As Maryland’s “Emmett Till Alerts” system goes into effect, civil-rights leaders are expressing optimism about getting a handle on hate-crime incidents around the state.

The system, which was announced earlier this week, is similar to Amber Alerts. Black leaders in Maryland, including those who are elected, will be alerted to racial incidents and hate crimes occurring within the state. The name is in honor of the teen who was abducted, tortured, and lynched in Mississippi in 1955.

Zainab Chaudry, director of the Maryland office for the Council on American-Islamic Relations, said creating more awareness of such incidents opens the door to resources.

“If our elected officials don’t know that there’s a problem, they’re going to be less inclined and less compelled to invest and allocate funding to address this issue,” Chaudry pointed out.

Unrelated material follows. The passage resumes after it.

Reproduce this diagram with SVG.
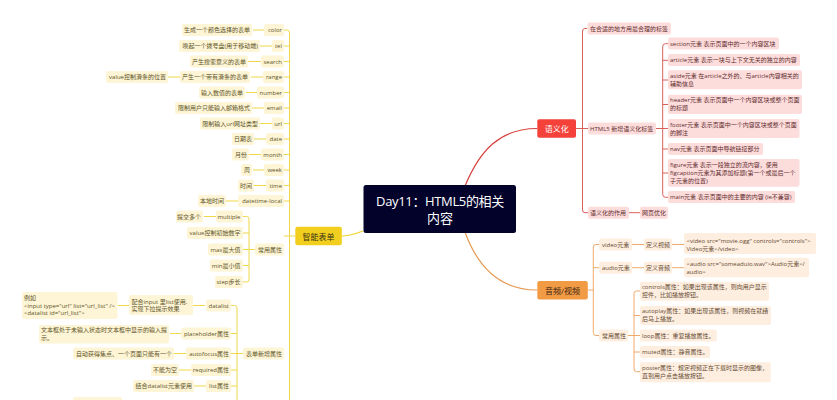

Chaudry noted despite FBI data showing increases in hate-crime incidents, many cases still go unreported. She explained several factors are at play, including issues with law-enforcement tracking, as well as victims worried about retaliation. The service, led by an African American Leaders caucus, follows a host of high-profile incidents in Maryland over the past year.

A number of the incidents targeted the Black community, including Historically Black Colleges and Universities. However, Chaudry stressed the level of hate has also appeared to escalate against so many other populations, and the effort will hopefully lead to solutions they might be in search of.

“Obviously, there are many other communities who are impacted by hate, and we can use this as a model to connect with those communities as well,” Chaudry stated. “They also have a mechanism in place similarly to raise awareness about the prevalence of hate against them.”

According to FBI data, there has been a nearly 50% increase in anti-Black hate crimes since 2019. For anti-Asian incidents, there was a nearly 80% increase over the past two years. Crimes against transgender individuals were up by more than 40%.